The Forgotten Battle
"Victory is written in the mud."

If you’re anything like me, your "To Watch" list on Netflix has become a graveyard of high-budget promises that you’ll "get to eventually." We live in an era of streaming saturation where a $14 million historical epic can drop on a Tuesday, trend for forty-eight hours, and then vanish into the digital abyss. The Forgotten Battle (2021) nearly suffered that exact fate, which is a genuine shame because it’s easily one of the most sobering and technically proficient war films produced in the last decade.
I actually stumbled upon this one late on a rainy Sunday night while wearing a pair of wool socks with a massive hole in the left toe. Every time the characters on screen waded through the freezing, waist-deep waters of the Netherlands, I felt a draft on my foot that made the whole experience feel like 4D cinema. It was uncomfortable, bleak, and exactly the right mood for a film that refuses to treat World War II like a heroic playground.
A Three-Pronged Descent into Chaos
Directed by Matthijs van Heijningen Jr. (who did the 2011 prequel to The Thing), the film tackles the Battle of the Scheldt—a critical 1944 campaign that most history books gloss over in favor of the flashier D-Day landings. The narrative is split between three perspectives that eventually collide in a muddy, terrifying mess. We follow Teuntje (Susan Radder), a Dutch resistance recruit trying to save her brother; Will (Jamie Flatters), a British glider pilot whose mission goes sideways; and Marinus (Gijs Blom), a Dutch volunteer fighting for the Germans.

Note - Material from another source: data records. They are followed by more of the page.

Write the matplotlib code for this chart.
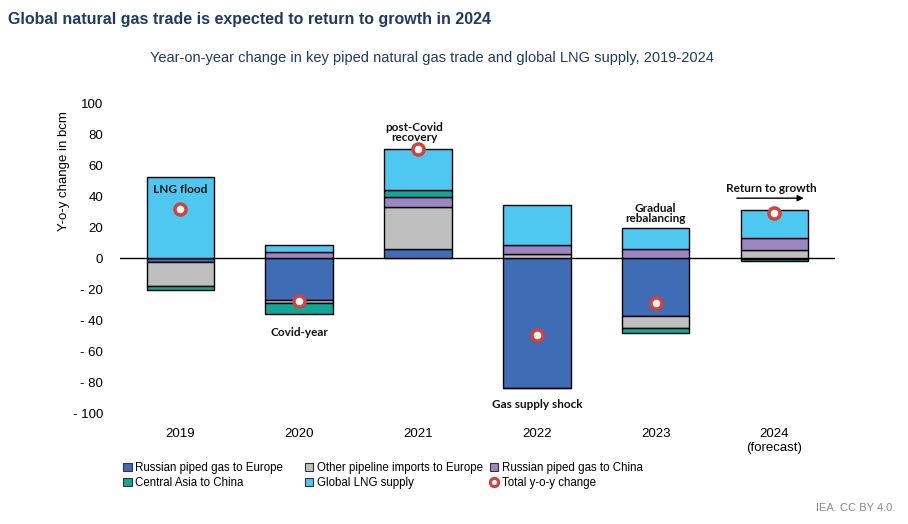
import matplotlib.pyplot as plt
from matplotlib.patches import Patch
from matplotlib.lines import Line2D

plt.rcParams['font.family'] = ['Liberation Sans', 'DejaVu Sans']

years = ["2019", "2020", "2021", "2022", "2023", "2024\n(forecast)"]
series_names = ["Russian piped gas to Europe", "Other pipeline imports to Europe",
                "Russian piped gas to China", "Central Asia to China", "Global LNG supply"]
russia_europe = [-2.5, -26.8, 5.8, -83.0, -37.1, -0.3]
other_europe = [-15.0, -2.1, 27.5, 3.2, -7.5, 5.3]
russia_china = [0.0, 4.3, 6.0, 5.6, 6.2, 7.7]
central_asia = [-2.9, -6.5, 4.9, -0.5, -3.2, -1.5]
lng = [52.5, 4.1, 26.5, 25.3, 13.1, 18.0]
total = [32.0, -27.2, 70.6, -49.5, -28.5, 29.2]
yticks = [100, 80, 60, 40, 20, 0, -20, -40, -60, -80, -100]

colors = ["#3f6db5", "#bfbfbf", "#9d85c2", "#13a596", "#4fc8f1"]

fig = plt.figure(figsize=(9.08, 5.24), dpi=100)
ax = fig.add_axes([0.132, 0.21, 0.7876, 0.5934])

x = range(len(years))
pos_base = [0.0] * len(years)
neg_base = [0.0] * len(years)
for vals, col in zip([russia_europe, other_europe, russia_china, central_asia, lng], colors):
    bottoms = []
    for i, v in enumerate(vals):
        if v >= 0:
            bottoms.append(pos_base[i])
            pos_base[i] += v
        else:
            bottoms.append(neg_base[i])
            neg_base[i] += v
    ax.bar(x, vals, bottom=bottoms, width=0.57, color=col, edgecolor="black", linewidth=1, zorder=2)

ax.axhline(0, color="black", linewidth=1, zorder=1)
ax.plot(x, total, linestyle="none", marker="o", markersize=8, markerfacecolor="white",
        markeredgecolor="#d5403a", markeredgewidth=2.5, zorder=4)

ax.set_xlim(-0.51, 5.51)
ax.set_ylim(-100, 100)
ax.set_yticks(yticks)
ax.set_yticklabels([f"- {abs(v)}" if v < 0 else str(v) for v in yticks], fontsize=9.5)
ax.set_xticks(list(x))
ax.set_xticklabels(years, fontsize=9.5)
ax.tick_params(length=0, pad=12)
ax.tick_params(axis="x", pad=10)
for s in ax.spines.values():
    s.set_visible(False)
ax.set_ylabel("Y-o-y change in bcm", fontsize=9.5)
ax.yaxis.set_label_coords(-0.07, 0.78)

# annotations
bold = dict(fontsize=8.5, fontweight="bold", family=['Lato', 'DejaVu Sans'], ha="center", va="center",
            color="#111111", linespacing=0.9, zorder=5)
ax.text(0, 44.5, "LNG flood", **bold)
ax.text(1, -47.5, "Covid-year", **bold)
ax.text(1.97, 81, "post-Covid\nrecovery", **bold)
ax.text(3, -94, "Gas supply shock", **bold)
ax.text(4, 29, "Gradual\nrebalancing", **bold)
ax.text(4.97, 45.3, "Return to growth", **bold)
ax.annotate("", xy=(5.27, 38.8), xytext=(4.66, 38.8),
            arrowprops=dict(arrowstyle="-|>", color="black", lw=1, mutation_scale=9), zorder=5)

fig.text(0.009, 0.962, "Global natural gas trade is expected to return to growth in 2024",
         fontsize=11.5, fontweight="bold", color="#1f3b63", va="center")
fig.text(0.165, 0.889, "Year-on-year change in key piped natural gas trade and global LNG supply, 2019-2024",
         fontsize=10.5, color="#1f3b63", va="center")
fig.text(0.986, 0.03, "IEA. CC BY 4.0.", fontsize=8, color="#8c8c8c", ha="right", va="center")

# legend, three columns
handles = [Patch(facecolor=c, edgecolor="#333333", linewidth=0.8) for c in colors]
handles.append(Line2D([], [], linestyle="none", marker="o", markersize=6, markerfacecolor="white",
                      markeredgecolor="#d5403a", markeredgewidth=2.2))
labels = series_names + ["Total y-o-y change"]
col_x = [0.136, 0.336, 0.54]
order = [[0, 3], [1, 4], [2, 5]]
for cx, idx in zip(col_x, order):
    fig.legend([handles[i] for i in idx], [labels[i] for i in idx], loc="upper left",
               bbox_to_anchor=(cx, 0.118), frameon=False, handlelength=0.7, handleheight=0.7,
               handletextpad=0.3, labelspacing=0.25, borderpad=0, borderaxespad=0,
               prop={"size": 8.3})

fig.savefig("out.png", dpi=100)
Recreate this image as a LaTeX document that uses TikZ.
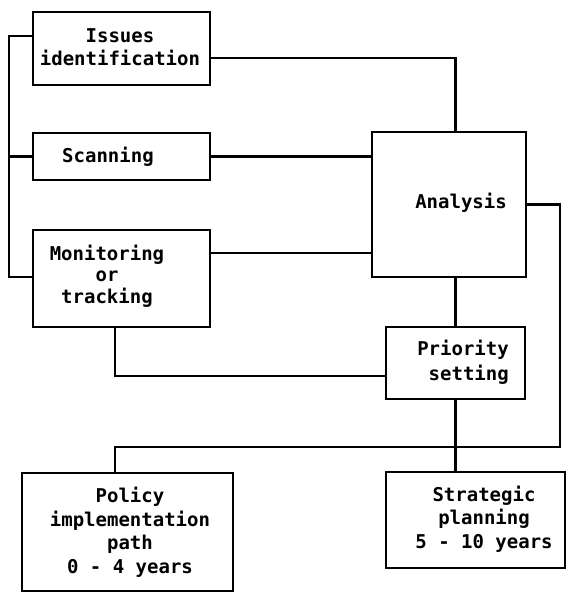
\documentclass[tikz,border=0pt]{standalone}
\usepackage{fontspec}
\newfontfamily\plotfont{DejaVu Sans Mono}
\begin{document}
\begin{tikzpicture}[x=1pt,y=-1pt,
  box/.style={draw,line width=2.4pt,inner sep=0pt,minimum width=#1},
  wire/.style={line width=2.2pt},
  lbl/.style={inner sep=0pt,align=center,font=\plotfont\bfseries\fontsize{19}{23.5}\selectfont}]
\useasboundingbox (0,0) rectangle (568,593);
% boxes
\node[box=177pt,minimum height=73pt] (issues) at (121.5,48.5) {};
\node[box=177pt,minimum height=47pt] (scanning) at (121.5,156.5) {};
\node[box=177pt,minimum height=97pt] (monitoring) at (121.5,278.5) {};
\node[box=154pt,minimum height=145pt] (analysis) at (449,204.5) {};
\node[box=139pt,minimum height=72pt] (priority) at (455.5,363) {};
\node[box=211pt,minimum height=118pt] (policy) at (127.5,532) {};
\node[box=179pt,minimum height=96pt] (strategic) at (475.5,520) {};
% texts
\node[lbl] (issuesT) at (120,47) {Issues\\identification};
\node[lbl] (scanningT) at (108,157) {Scanning};
\node[lbl,font=\plotfont\bfseries\fontsize{19}{21.5}\selectfont] (monitoringT) at (107,276) {Monitoring\\or\\tracking};
\node[lbl] (analysisT) at (461,203) {Analysis};
\node[lbl,align=right,anchor=east,font=\plotfont\bfseries\fontsize{19}{25.5}\selectfont] (priorityT) at (509,362) {Priority\\setting};
\node[lbl] (policyT) at (130,532) {Policy\\implementation\\path\\0 - 4 years};
\node[lbl] (strategicT) at (484,519) {Strategic\\planning\\5 - 10 years};
% left collecting bus
\coordinate (busTop) at (9,36);
\coordinate (busBot) at (9,277);
\draw[wire] ([yshift=12.5pt]issues.west) -- (busTop) -- (busBot) -- (monitoring.west |- busBot);
\draw[wire] (scanning.west) -- (scanning.west -| busTop);
% inputs to analysis
\draw[wire] ([yshift=-9.5pt]issues.east) -| (analysis.north -| priority.north);
\draw[wire] (scanning.east) -- (scanning.east -| analysis.west);
\draw[wire] ([yshift=25.5pt]monitoring.east) -- ([yshift=25.5pt]monitoring.east -| analysis.west);
% analysis and priority setting
\draw[wire] (priority.north) -- (priority.north |- analysis.south);
\draw[wire] ([xshift=-6.5pt]monitoring.south) |- ([yshift=-13pt]priority.west);
% outputs
\coordinate (rbus) at (560,447);
\draw[wire] (analysis.east) -| (rbus) -| ([xshift=-12.5pt]policy.north);
\draw[wire] (priority.south) -- (priority.south |- strategic.north);
\end{tikzpicture}
\end{document}
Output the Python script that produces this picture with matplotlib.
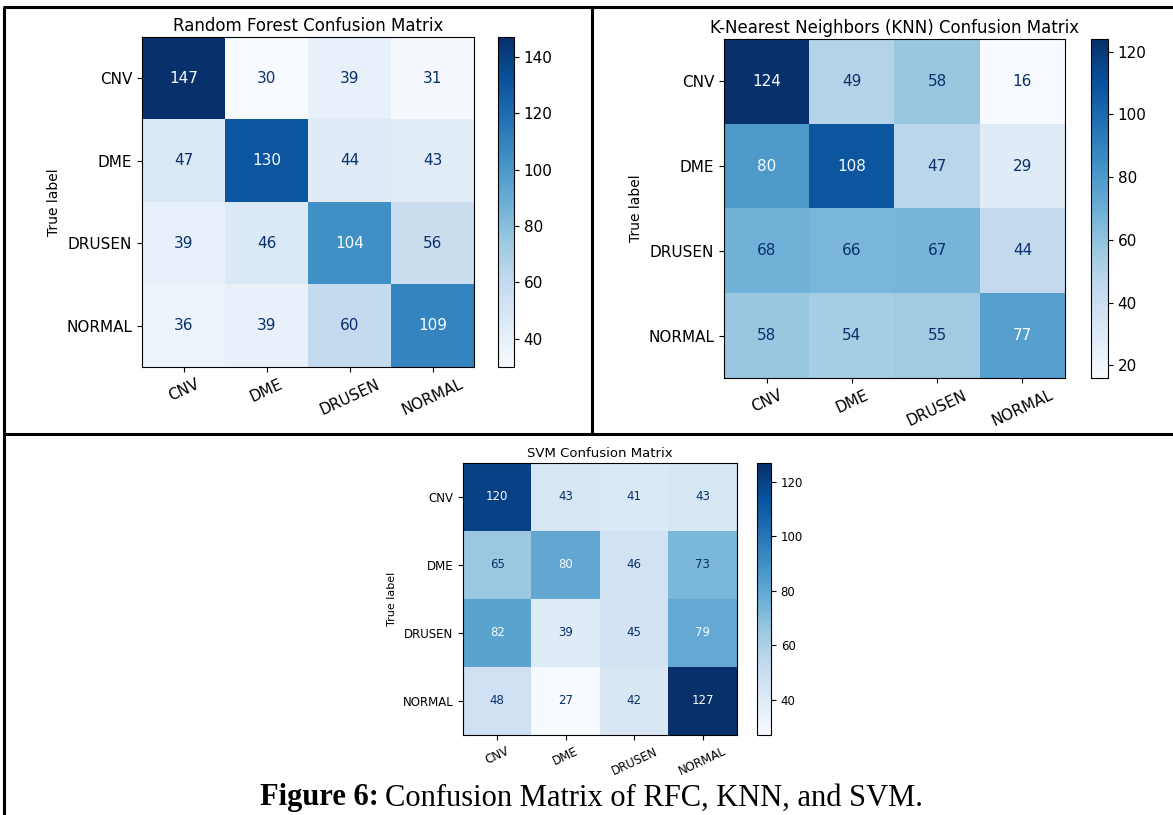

It’s the inclusion of Marinus that gives the film its sharpest edge. Watching a "protagonist" in a Nazi uniform is a precarious tightrope walk, but the screenplay by Paula van der Oest doesn’t try to redeem his choices. Instead, it shows the slow, agonizing rot of a man realizing he’s on the wrong side of a losing, genocidal war. Gijs Blom plays Marinus with a hollowed-out stare that suggests he’s already dead, he just hasn’t stopped walking yet. It’s a gutsy move for a contemporary film, avoiding the black-and-white moral simplicity we often see in modern blockbusters.
Action Without the Glamour
In an era of CGI-heavy superhero brawls where characters walk away from building-level explosions with a quip, The Forgotten Battle feels heavy. The action choreography here isn’t meant to be "cool." It’s meant to be exhausting. When Jamie Flatters’ glider goes down, the sequence is a masterclass in claustrophobia and panic. You don't see the ground approaching; you just hear the screaming of stressed metal and the thud of bodies against wood.
The cinematography by Lennert Hillege abandons the saturated, "cinematic" look for something that feels damp and bone-chilling. The color palette is a bruised mixture of slate greys, olive drabs, and muddy browns. It makes Dunkirk look like a pleasant afternoon at a luxury beach resort. There is a sequence near the end involving a bayonet charge across a narrow causeway that is staged with such terrifying clarity that I found myself holding my breath. There’s no shaky-cam nonsense to hide a lack of budget; everything is framed to show you exactly how little cover these kids actually had.
The Sound of Desperation
The sound design is where the film’s "Action" and "History" tags really earn their keep. In the final act, the silence of the flooded polders is broken by the rhythmic clack-clack of bolt-action rifles and the wet, heavy splashing of boots. It’s an aural landscape that emphasizes isolation. Unlike the bombastic scores of the early 2000s, Emilie Levienaise-Farrouch’s music is sparse, letting the environmental sounds do the heavy lifting.
What makes this film stand out in the current "streaming dump" landscape is its refusal to feel like a "TV movie." Despite the modest $14 million budget—which is basically the catering budget for a Marvel film—every cent is on the screen. The production design feels lived-in, rusted, and soaked through. It’s a film that demands to be seen on the biggest screen you have, not scrolled past on a phone during a commute.
The Forgotten Battle is a rare breed of contemporary war cinema that values atmosphere and historical weight over franchise potential. It captures a specific cultural moment where international filmmakers are using streaming platforms to tell their own national stories with Hollywood-level polish. While the three-story structure occasionally feels a bit lopsided—Will’s glider journey sometimes feels like it’s stalling for time—the final collision of their lives is handled with a grim, haunting precision. If you’ve grown tired of the sanitized violence of the multiplex, this is a necessary, mud-caked reality check.